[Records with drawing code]
________________________________________
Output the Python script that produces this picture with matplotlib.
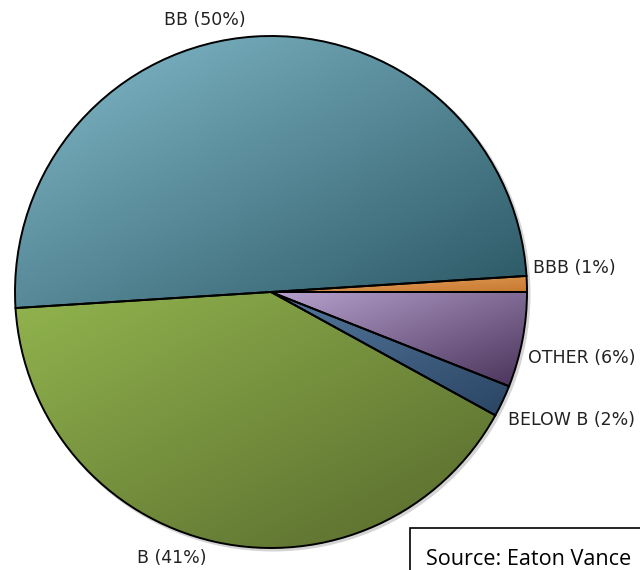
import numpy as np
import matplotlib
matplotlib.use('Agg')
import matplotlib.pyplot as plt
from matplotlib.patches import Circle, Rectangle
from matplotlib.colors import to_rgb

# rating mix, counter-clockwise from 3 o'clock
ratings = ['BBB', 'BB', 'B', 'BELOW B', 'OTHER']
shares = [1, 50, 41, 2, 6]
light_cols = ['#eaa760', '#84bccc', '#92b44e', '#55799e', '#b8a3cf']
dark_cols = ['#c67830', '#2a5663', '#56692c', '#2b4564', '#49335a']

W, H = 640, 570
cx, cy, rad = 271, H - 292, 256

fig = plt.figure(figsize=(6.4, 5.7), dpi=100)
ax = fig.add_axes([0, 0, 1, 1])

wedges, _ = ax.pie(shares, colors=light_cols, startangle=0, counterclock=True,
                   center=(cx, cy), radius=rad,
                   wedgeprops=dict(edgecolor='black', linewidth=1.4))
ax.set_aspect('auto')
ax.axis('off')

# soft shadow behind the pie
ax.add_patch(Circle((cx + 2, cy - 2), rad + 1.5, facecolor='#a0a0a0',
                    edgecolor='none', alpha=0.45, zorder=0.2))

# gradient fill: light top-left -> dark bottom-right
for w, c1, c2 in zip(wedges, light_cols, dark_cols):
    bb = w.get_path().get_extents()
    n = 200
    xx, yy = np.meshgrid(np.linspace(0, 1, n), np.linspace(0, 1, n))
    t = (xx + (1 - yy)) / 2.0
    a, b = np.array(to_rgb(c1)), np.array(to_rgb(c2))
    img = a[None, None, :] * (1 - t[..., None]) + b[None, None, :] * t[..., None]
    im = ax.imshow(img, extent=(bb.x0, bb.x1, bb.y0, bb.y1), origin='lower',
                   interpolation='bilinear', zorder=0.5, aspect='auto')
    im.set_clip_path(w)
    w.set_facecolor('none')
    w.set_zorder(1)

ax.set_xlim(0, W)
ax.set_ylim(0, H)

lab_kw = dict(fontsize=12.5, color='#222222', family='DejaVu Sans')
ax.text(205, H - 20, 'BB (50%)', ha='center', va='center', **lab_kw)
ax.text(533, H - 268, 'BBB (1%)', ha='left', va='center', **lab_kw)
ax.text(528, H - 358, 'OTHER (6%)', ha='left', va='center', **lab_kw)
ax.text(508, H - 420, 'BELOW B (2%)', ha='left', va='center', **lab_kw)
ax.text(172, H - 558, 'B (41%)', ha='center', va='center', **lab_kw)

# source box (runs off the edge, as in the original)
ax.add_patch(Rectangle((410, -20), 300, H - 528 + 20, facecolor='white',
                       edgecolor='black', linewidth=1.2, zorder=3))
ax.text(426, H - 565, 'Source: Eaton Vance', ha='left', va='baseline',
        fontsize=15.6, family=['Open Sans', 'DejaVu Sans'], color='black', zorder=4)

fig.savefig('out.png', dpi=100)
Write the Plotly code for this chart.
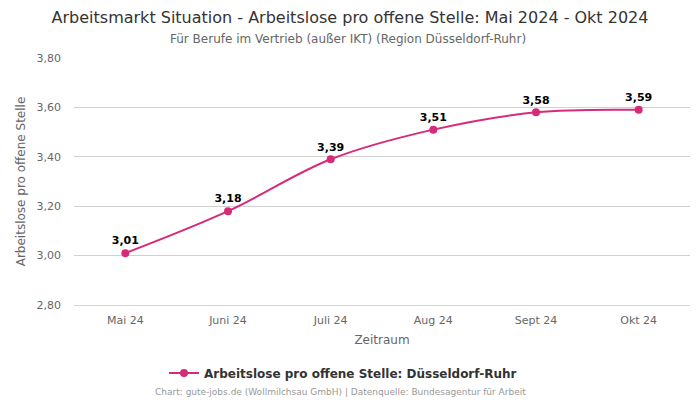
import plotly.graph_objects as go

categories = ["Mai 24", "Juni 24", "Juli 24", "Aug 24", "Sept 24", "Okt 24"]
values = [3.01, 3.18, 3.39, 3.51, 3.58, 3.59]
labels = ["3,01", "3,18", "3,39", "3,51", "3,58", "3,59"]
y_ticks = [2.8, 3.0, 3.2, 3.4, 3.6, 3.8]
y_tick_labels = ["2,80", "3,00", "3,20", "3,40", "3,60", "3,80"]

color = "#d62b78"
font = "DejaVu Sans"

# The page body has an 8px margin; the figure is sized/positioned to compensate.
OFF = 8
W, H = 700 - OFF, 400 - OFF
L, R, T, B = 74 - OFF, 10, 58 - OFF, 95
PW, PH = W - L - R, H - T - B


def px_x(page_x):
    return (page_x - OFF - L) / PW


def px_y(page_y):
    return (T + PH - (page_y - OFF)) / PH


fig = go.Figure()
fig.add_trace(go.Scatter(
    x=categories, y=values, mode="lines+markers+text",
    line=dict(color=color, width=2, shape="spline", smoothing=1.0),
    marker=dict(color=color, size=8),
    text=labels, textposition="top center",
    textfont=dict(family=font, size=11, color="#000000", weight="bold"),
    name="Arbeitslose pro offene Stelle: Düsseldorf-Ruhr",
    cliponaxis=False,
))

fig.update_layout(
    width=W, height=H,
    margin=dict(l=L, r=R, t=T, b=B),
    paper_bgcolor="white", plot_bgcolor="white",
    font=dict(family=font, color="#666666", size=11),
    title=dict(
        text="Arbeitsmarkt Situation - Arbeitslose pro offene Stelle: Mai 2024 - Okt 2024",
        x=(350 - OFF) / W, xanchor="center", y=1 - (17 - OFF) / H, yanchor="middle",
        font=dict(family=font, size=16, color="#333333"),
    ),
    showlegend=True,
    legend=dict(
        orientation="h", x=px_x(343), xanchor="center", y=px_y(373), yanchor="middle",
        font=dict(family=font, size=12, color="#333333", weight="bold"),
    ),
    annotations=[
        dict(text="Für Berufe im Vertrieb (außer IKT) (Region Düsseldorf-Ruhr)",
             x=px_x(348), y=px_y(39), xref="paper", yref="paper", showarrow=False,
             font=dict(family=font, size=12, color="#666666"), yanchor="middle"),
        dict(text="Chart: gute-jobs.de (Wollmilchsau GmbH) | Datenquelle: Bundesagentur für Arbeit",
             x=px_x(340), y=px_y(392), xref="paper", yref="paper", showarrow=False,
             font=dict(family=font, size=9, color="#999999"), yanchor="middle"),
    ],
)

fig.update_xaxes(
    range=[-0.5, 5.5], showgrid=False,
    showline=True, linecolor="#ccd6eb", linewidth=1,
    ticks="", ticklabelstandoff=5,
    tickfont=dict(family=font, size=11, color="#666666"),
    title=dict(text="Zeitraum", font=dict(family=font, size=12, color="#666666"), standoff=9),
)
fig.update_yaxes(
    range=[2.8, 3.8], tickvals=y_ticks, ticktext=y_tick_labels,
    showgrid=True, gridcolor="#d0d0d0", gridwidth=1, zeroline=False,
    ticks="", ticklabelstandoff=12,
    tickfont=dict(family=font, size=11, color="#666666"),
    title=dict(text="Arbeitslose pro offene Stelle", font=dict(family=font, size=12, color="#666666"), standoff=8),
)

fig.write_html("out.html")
________________________________________
Your task is to retype exactly the lines from the one containing "Write the Plotly code for this chart." through the one containing "return (T + PH - (page_y - OFF)) / PH", leaving every picture out.

Write the Plotly code for this chart.
import plotly.graph_objects as go

categories = ["Mai 24", "Juni 24", "Juli 24", "Aug 24", "Sept 24", "Okt 24"]
values = [3.01, 3.18, 3.39, 3.51, 3.58, 3.59]
labels = ["3,01", "3,18", "3,39", "3,51", "3,58", "3,59"]
y_ticks = [2.8, 3.0, 3.2, 3.4, 3.6, 3.8]
y_tick_labels = ["2,80", "3,00", "3,20", "3,40", "3,60", "3,80"]

color = "#d62b78"
font = "DejaVu Sans"

# The page body has an 8px margin; the figure is sized/positioned to compensate.
OFF = 8
W, H = 700 - OFF, 400 - OFF
L, R, T, B = 74 - OFF, 10, 58 - OFF, 95
PW, PH = W - L - R, H - T - B


def px_x(page_x):
    return (page_x - OFF - L) / PW


def px_y(page_y):
    return (T + PH - (page_y - OFF)) / PH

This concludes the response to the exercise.